The Corner

Senator to AG: HHS Mandate Violates Federal Law

Ed Whelan has pointed out on NRO’s Bench Memos blog that the HHS mandate is a violation of the Religious Freedom Restoration Act. Ohio Senator Rob Portman makes this argument in a letter to Eric Holder: 

Last year, the Department of Health and Human Services (HHS) adopted a regulation that forces thousands of religious schools, hospitals, and charities in America to make a painful choice:  pay for medical services that violate their religious beliefs, or incur a massive government fine.  Two weeks ago, HHS responded to concerns voiced by the affected religious organizations by granting a one-year reprieve from the mandate — as though their faith-based objections will fade away in 12 months.  This affront to the right of conscience runs counter to our nation’s tradition of religious liberty and pluralism.  I believe it is also unlawful.  I write today to urge the Department of Justice to advise HHS to withdraw and revise this rule to comply with the Religious Freedom Restoration Act of 1993.

A bipartisan law signed by President Bill Clinton, the Religious Freedom Restoration Act (RFRA) requires the government to reasonably accommodate religious beliefs and practices that conflict with general regulation.  As President Clinton explained at the signing ceremony for RFRA, “the Government should be held to a very high level of proof before it interferes with someone’s free exercise of religion.” This letter explains why the HHS mandate falls far short of that high level of proof. …

Remarkably, in announcing this sweeping mandate under the Patient Protection and Affordable Care Act, HHS did not even mention RFRA, much less attempt to justify its actions under the strict scrutiny test that RFRA requires.

… The HHS mandate violates RFRA because it punishes religious employers who decline to participate in coverage of certain medical services — in particular, sterilization and contraception — that contradict their faith-based commitments.  And crucially, the mandate is not the “least restrictive means” to achieve the agency’s regulatory goals, as HHS’s own actions attest…  

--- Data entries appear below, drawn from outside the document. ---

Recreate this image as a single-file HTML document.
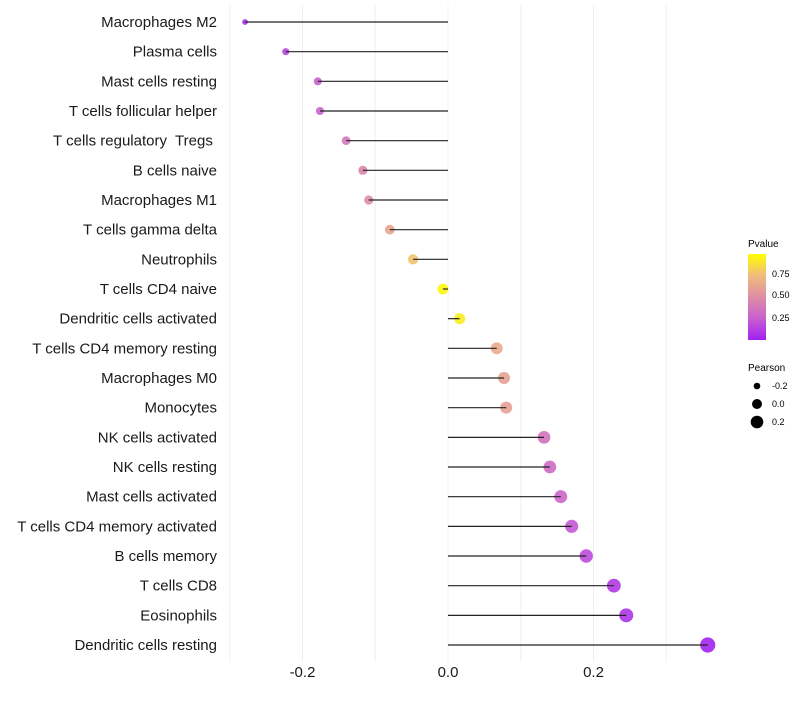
<!DOCTYPE html>
<html><head><meta charset="utf-8"><style>
body{margin:0;background:#fff;font-family:"Liberation Sans",sans-serif}
</style></head><body>
<svg id="c" width="800" height="700" xmlns="http://www.w3.org/2000/svg">
<defs><linearGradient id="pg" x1="0" y1="1" x2="0" y2="0">
<stop offset="0" stop-color="#a020f0"/><stop offset="0.25" stop-color="#c860d0"/><stop offset="0.5" stop-color="#de8ea4"/><stop offset="0.75" stop-color="#f0bc7c"/><stop offset="1" stop-color="#ffff00"/>
</linearGradient></defs>
<g id="grid"></g><g id="pts"></g><g id="stems"></g><g id="labels"></g>
<g font-size="10" fill="#000">
<text x="748" y="247">Pvalue</text>
<rect x="748" y="254" width="18" height="86" fill="url(#pg)"/>
<text x="772" y="277" font-size="9">0.75</text>
<text x="772" y="298" font-size="9">0.50</text>
<text x="772" y="321" font-size="9">0.25</text>
<text x="748" y="371">Pearson</text>
<circle cx="757" cy="386" r="3.3"/>
<circle cx="757" cy="404" r="5"/>
<circle cx="757" cy="422" r="6.3"/>
<text x="772" y="389" font-size="9">-0.2</text>
<text x="772" y="407" font-size="9">0.0</text>
<text x="772" y="425" font-size="9">0.2</text>
</g>
</svg>
<script>
const categories=["Macrophages M2","Plasma cells","Mast cells resting","T cells follicular helper","T cells regulatory  Tregs ","B cells naive","Macrophages M1","T cells gamma delta","Neutrophils","T cells CD4 naive","Dendritic cells activated","T cells CD4 memory resting","Macrophages M0","Monocytes","NK cells activated","NK cells resting","Mast cells activated","T cells CD4 memory activated","B cells memory","T cells CD8","Eosinophils","Dendritic cells resting"];
const pearson=[-0.279,-0.223,-0.179,-0.176,-0.140,-0.117,-0.109,-0.080,-0.048,-0.007,0.016,0.067,0.077,0.080,0.132,0.140,0.155,0.170,0.190,0.228,0.245,0.357];
const pvalue=[0.05,0.15,0.25,0.27,0.38,0.45,0.5,0.62,0.78,0.97,0.93,0.65,0.6,0.6,0.35,0.32,0.28,0.22,0.17,0.1,0.08,0.01];
const xTicks=[-0.2,0.0,0.2];
const xTickLabels=["-0.2","0.0","0.2"];
const gridVals=[-0.3,-0.2,-0.1,0,0.1,0.2,0.3];
const NS="http://www.w3.org/2000/svg";
const xs=v=>448+v*727.5;
const ys=i=>22+i*29.667;
const rs=v=>Math.sqrt(Math.max(1,30+78*v));
const stops=[[0,[160,32,240]],[0.25,[200,96,208]],[0.5,[222,142,164]],[0.75,[240,188,124]],[1,[255,255,0]]];
function col(p){for(let k=0;k<stops.length-1;k++){const[a,ca]=stops[k],[b,cb]=stops[k+1];if(p<=b){const t=(p-a)/(b-a);return"rgb("+ca.map((c,j)=>Math.round(c+(cb[j]-c)*t)).join(",")+")";}}return"rgb(255,255,0)";}
function mk(t,a,p){const e=document.createElementNS(NS,t);for(const k in a)e.setAttribute(k,a[k]);p.appendChild(e);return e;}
const g=document.getElementById("grid"),pts=document.getElementById("pts"),st=document.getElementById("stems"),l=document.getElementById("labels");
gridVals.forEach(v=>{const e=mk("line",{x1:xs(v),x2:xs(v),y1:5,y2:662,stroke:"#f0f0f0","stroke-width":1},g);

});
categories.forEach((c,i)=>{
const y=ys(i);
const t=mk("text",{x:217,y:y+5,"text-anchor":"end","font-size":"15",fill:"#1a1a1a","xml:space":"preserve",style:"white-space:pre"},l);t.textContent=c;


const d=mk("circle",{cx:xs(pearson[i]),cy:y,r:rs(pearson[i]),fill:col(pvalue[i]),"fill-opacity":0.9},pts);


const s=mk("line",{x1:xs(0),x2:xs(pearson[i]),y1:y,y2:y,stroke:"#222","stroke-width":1.2},st);


});
xTicks.forEach((v,i)=>{const t=mk("text",{x:xs(v),y:677,"text-anchor":"middle","font-size":"15",fill:"#1a1a1a"},l);t.textContent=xTickLabels[i];

});
</script>
</body></html>
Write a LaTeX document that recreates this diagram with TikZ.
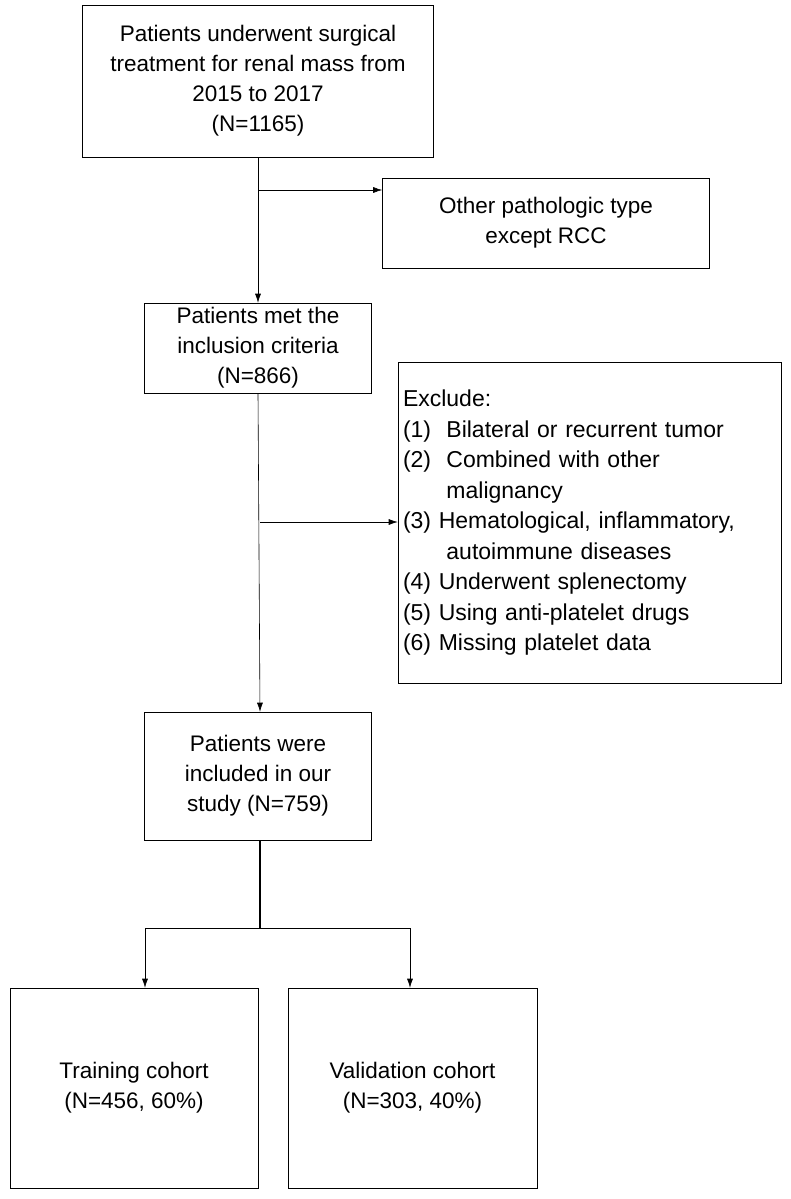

First, the law is clear that individuals engage in protected “exercise of religion” under RFRA when, for bona fide religious reasons, they choose not to engage in certain conduct …The decision of a Catholic hospital, a Christian school, or a similar religious enterprise to decline to participate in insurance coverage of certain medical services that violate their sincere religious beliefs is … an “exercise of religion.”  Indeed, HHS conceded this point, admitting that the mandate will have an “effect on the religious beliefs of certain religious employers.

 Second, HHS’s threat of punitive fines for noncompliance with the mandate is a “substantial burden” under RFRA. … HHS is not merely conditioning a government benefit on compliance with a burdensome rule. … Instead, HHS intends to fine religious employers approximately $2,000 per employee — unless they subsidize medical services that violate the tenets of their faith. 

That penalty could devastate groups that refuse to subordinate their religious beliefs to this bureaucratic edict.  The second largest anti-poverty agency in America, Catholic Charities, employs 70,000 people nationwide; under the HHS mandate, Catholic Charities could face an annual fine in excess of $100 million.  It appears that one Catholic not-for-profit health system in Ohio could stand to pay millions of dollars in annual fines under the mandate.  Considering that the Supreme Court has found a substantial burden based on a fine as little as $5, the burden imposed by the HHS mandate is plainly substantial.

Third, because the HHS mandate substantially burdens the exercise of religion, it can survive scrutiny under RFRA only if the mandate is the “least restrictive means” available to serve a compelling government interest.  

… To the contrary, the agency has demonstrated by its own actions that an exceptionless mandate is not necessary to achieve its insurance coverage goals under the Patient Protection and Affordable Care Act.  HHS has granted over 1,400 waivers — affecting more than 3 million employees — to employers ranging from large fast-food chains like McDonald’s, to major labor unions like the Teamsters.  It has done so primarily to mitigate the economic damage and loss of employer-sponsored coverage that the new health care law threatens.  After granting innumerable waivers based on economic considerations, HHS cannot now argue that an exemption based on religious considerations would impede its regulatory goals.  An agency cannot credibly insist on an iron-clad approach for religious employers, while applying a Swiss-cheese approach to others. …

The Justice Department has had a disappointing record on religious liberty over the past three years — including the Department’s attempt to undermine the long-standing “ministerial exception,” which the Supreme Court unanimously rejected last month.  This latest regulatory overreach presents an opportunity to improve that record and protect the legal rights of Americans of all faiths.  I respectfully urge you to take swift action and advise the Department of Health and Human Services that it cannot violate the conscience rights of millions of Americans. … 

Portman says in a statement: “It’s bad enough that the President’s health care law forces Americans to buy health insurance they don’t want and can’t afford.  Religious employers and charities deserve the protection of a common-sense conscience exemption, and I cannot understand why the Administration would deny them that right.”